■ **GOAL**: The line holding "0.1285, 0.3536, 0.317, 0.2054, 0.2173, 0.1642]" is the last one to output; start at the first line of the data, keep every line in between exactly, and leave out pictures.

■ **DATA EXTRACT**:
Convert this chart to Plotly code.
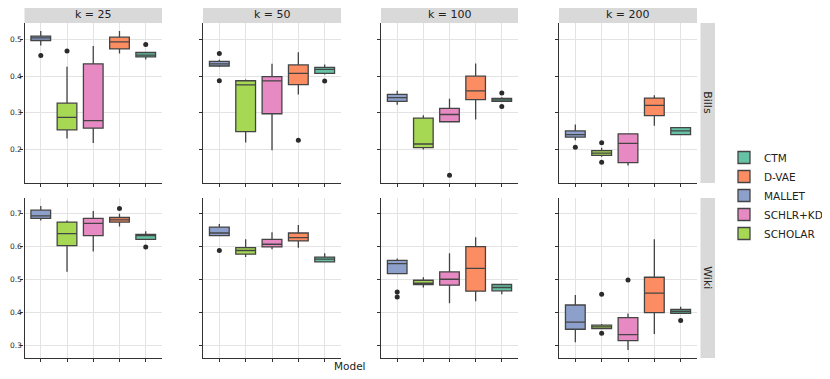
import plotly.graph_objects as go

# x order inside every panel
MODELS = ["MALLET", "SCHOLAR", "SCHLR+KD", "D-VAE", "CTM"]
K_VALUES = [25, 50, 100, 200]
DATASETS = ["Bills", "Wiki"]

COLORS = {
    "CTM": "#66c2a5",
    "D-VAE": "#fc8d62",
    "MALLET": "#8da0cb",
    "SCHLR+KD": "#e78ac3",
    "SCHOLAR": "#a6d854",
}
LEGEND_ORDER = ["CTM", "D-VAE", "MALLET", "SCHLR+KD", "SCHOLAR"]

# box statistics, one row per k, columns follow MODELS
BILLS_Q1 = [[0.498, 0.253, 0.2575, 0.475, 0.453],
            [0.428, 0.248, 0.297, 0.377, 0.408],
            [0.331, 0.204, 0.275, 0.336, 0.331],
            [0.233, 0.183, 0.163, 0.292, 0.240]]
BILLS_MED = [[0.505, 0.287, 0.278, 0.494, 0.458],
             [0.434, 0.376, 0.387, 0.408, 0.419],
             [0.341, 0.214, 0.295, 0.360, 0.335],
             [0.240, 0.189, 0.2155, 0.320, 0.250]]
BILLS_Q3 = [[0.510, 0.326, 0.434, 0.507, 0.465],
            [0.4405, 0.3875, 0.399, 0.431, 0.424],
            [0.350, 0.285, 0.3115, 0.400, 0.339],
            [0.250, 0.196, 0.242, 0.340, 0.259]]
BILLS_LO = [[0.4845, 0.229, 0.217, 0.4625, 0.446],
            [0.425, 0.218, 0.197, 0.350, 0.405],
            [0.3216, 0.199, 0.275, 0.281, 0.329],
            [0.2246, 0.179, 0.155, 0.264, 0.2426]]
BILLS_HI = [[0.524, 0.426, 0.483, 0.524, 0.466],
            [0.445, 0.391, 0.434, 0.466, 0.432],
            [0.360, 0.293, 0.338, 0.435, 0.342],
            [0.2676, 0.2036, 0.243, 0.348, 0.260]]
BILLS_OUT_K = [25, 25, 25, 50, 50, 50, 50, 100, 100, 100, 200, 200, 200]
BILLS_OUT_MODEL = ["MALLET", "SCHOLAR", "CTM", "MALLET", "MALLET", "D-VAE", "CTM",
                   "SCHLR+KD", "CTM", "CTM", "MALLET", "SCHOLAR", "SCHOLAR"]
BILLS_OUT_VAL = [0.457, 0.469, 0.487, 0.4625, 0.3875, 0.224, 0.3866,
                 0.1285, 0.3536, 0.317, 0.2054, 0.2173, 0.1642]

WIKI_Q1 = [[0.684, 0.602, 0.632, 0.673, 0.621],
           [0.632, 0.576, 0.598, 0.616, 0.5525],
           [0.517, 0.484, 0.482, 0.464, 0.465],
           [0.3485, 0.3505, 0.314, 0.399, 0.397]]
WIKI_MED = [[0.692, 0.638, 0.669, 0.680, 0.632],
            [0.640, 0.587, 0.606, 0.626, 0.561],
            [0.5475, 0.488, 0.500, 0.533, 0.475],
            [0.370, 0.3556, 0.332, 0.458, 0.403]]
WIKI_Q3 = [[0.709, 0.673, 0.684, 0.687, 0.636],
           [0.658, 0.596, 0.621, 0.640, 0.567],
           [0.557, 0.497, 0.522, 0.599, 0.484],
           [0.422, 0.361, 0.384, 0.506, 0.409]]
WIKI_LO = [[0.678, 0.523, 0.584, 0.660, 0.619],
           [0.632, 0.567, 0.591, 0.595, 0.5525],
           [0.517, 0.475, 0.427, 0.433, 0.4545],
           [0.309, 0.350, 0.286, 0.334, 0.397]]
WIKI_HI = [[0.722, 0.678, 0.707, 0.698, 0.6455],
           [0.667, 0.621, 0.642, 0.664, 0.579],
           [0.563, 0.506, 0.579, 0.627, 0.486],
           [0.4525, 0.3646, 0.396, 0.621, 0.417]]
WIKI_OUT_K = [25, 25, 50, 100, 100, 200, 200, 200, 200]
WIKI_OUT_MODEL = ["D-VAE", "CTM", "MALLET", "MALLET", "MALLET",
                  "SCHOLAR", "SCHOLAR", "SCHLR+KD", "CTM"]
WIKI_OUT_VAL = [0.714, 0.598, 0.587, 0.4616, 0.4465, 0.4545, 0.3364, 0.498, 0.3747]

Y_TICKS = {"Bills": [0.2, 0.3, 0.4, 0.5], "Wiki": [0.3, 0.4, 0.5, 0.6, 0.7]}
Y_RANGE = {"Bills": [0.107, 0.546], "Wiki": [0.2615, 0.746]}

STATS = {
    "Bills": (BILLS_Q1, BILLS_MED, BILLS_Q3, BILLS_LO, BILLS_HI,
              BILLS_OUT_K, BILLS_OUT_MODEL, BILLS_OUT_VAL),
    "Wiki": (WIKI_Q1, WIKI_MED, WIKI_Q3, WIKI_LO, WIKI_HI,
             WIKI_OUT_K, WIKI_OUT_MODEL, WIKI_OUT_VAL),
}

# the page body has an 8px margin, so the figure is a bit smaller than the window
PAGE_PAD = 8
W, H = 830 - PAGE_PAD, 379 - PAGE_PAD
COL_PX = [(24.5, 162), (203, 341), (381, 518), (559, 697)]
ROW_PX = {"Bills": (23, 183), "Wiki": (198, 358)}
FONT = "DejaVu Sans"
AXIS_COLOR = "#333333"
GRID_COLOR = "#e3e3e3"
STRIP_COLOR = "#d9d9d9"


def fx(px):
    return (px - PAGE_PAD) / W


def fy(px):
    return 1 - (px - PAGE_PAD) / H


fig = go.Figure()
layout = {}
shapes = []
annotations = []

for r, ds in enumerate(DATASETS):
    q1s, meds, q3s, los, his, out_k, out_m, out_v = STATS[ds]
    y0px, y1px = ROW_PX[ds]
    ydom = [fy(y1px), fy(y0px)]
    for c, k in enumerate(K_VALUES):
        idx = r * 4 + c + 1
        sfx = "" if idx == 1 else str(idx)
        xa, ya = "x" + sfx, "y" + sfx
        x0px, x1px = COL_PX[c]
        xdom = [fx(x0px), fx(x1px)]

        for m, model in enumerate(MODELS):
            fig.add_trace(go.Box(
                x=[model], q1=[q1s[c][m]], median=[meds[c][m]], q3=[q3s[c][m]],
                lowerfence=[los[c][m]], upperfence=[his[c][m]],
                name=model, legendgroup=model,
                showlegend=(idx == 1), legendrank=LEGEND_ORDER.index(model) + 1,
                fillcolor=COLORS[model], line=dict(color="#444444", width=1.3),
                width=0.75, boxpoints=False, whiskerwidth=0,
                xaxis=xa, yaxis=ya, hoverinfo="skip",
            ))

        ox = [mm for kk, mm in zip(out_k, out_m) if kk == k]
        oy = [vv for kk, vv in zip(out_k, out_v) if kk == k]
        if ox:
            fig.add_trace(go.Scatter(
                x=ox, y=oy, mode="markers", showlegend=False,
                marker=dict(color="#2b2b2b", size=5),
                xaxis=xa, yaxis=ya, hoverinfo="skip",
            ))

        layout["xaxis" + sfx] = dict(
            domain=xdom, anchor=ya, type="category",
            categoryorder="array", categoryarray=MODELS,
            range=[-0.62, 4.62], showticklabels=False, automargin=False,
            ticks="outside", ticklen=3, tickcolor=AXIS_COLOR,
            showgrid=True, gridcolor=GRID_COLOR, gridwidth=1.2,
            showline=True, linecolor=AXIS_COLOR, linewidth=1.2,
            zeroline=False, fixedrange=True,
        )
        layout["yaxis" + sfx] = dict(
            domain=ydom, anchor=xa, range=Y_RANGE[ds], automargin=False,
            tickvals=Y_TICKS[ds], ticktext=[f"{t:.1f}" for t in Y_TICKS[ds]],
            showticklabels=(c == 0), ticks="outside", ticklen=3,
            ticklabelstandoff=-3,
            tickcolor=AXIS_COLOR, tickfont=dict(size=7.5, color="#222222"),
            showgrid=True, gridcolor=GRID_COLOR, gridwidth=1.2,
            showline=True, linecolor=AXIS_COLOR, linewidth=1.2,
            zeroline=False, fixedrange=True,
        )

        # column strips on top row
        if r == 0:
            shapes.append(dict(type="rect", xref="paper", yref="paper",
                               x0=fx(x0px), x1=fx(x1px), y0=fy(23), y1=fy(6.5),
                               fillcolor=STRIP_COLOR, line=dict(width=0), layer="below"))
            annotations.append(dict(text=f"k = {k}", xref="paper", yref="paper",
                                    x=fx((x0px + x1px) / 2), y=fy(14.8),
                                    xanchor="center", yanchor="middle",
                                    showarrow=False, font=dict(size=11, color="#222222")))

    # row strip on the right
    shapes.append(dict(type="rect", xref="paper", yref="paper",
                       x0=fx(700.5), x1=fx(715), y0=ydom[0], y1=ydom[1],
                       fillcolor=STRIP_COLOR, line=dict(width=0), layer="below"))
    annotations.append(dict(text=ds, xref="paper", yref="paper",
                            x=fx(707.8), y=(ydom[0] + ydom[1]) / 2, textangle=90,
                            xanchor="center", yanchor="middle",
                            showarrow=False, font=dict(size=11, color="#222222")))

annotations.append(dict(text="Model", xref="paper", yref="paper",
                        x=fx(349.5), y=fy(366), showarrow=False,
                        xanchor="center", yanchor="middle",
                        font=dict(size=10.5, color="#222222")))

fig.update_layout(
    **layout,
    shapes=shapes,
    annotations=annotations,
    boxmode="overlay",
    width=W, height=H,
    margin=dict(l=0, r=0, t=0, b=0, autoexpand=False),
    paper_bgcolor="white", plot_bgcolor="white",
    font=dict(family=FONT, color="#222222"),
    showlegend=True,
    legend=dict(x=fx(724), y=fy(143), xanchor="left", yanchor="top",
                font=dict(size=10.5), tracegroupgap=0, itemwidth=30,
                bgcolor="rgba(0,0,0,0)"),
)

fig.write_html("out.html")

■ **PROBLEM SOLUTION**:
Convert this chart to Plotly code.
import plotly.graph_objects as go

# x order inside every panel
MODELS = ["MALLET", "SCHOLAR", "SCHLR+KD", "D-VAE", "CTM"]
K_VALUES = [25, 50, 100, 200]
DATASETS = ["Bills", "Wiki"]

COLORS = {
    "CTM": "#66c2a5",
    "D-VAE": "#fc8d62",
    "MALLET": "#8da0cb",
    "SCHLR+KD": "#e78ac3",
    "SCHOLAR": "#a6d854",
}
LEGEND_ORDER = ["CTM", "D-VAE", "MALLET", "SCHLR+KD", "SCHOLAR"]

# box statistics, one row per k, columns follow MODELS
BILLS_Q1 = [[0.498, 0.253, 0.2575, 0.475, 0.453],
            [0.428, 0.248, 0.297, 0.377, 0.408],
            [0.331, 0.204, 0.275, 0.336, 0.331],
            [0.233, 0.183, 0.163, 0.292, 0.240]]
BILLS_MED = [[0.505, 0.287, 0.278, 0.494, 0.458],
             [0.434, 0.376, 0.387, 0.408, 0.419],
             [0.341, 0.214, 0.295, 0.360, 0.335],
             [0.240, 0.189, 0.2155, 0.320, 0.250]]
BILLS_Q3 = [[0.510, 0.326, 0.434, 0.507, 0.465],
            [0.4405, 0.3875, 0.399, 0.431, 0.424],
            [0.350, 0.285, 0.3115, 0.400, 0.339],
            [0.250, 0.196, 0.242, 0.340, 0.259]]
BILLS_LO = [[0.4845, 0.229, 0.217, 0.4625, 0.446],
            [0.425, 0.218, 0.197, 0.350, 0.405],
            [0.3216, 0.199, 0.275, 0.281, 0.329],
            [0.2246, 0.179, 0.155, 0.264, 0.2426]]
BILLS_HI = [[0.524, 0.426, 0.483, 0.524, 0.466],
            [0.445, 0.391, 0.434, 0.466, 0.432],
            [0.360, 0.293, 0.338, 0.435, 0.342],
            [0.2676, 0.2036, 0.243, 0.348, 0.260]]
BILLS_OUT_K = [25, 25, 25, 50, 50, 50, 50, 100, 100, 100, 200, 200, 200]
BILLS_OUT_MODEL = ["MALLET", "SCHOLAR", "CTM", "MALLET", "MALLET", "D-VAE", "CTM",
                   "SCHLR+KD", "CTM", "CTM", "MALLET", "SCHOLAR", "SCHOLAR"]
BILLS_OUT_VAL = [0.457, 0.469, 0.487, 0.4625, 0.3875, 0.224, 0.3866,
                 0.1285, 0.3536, 0.317, 0.2054, 0.2173, 0.1642]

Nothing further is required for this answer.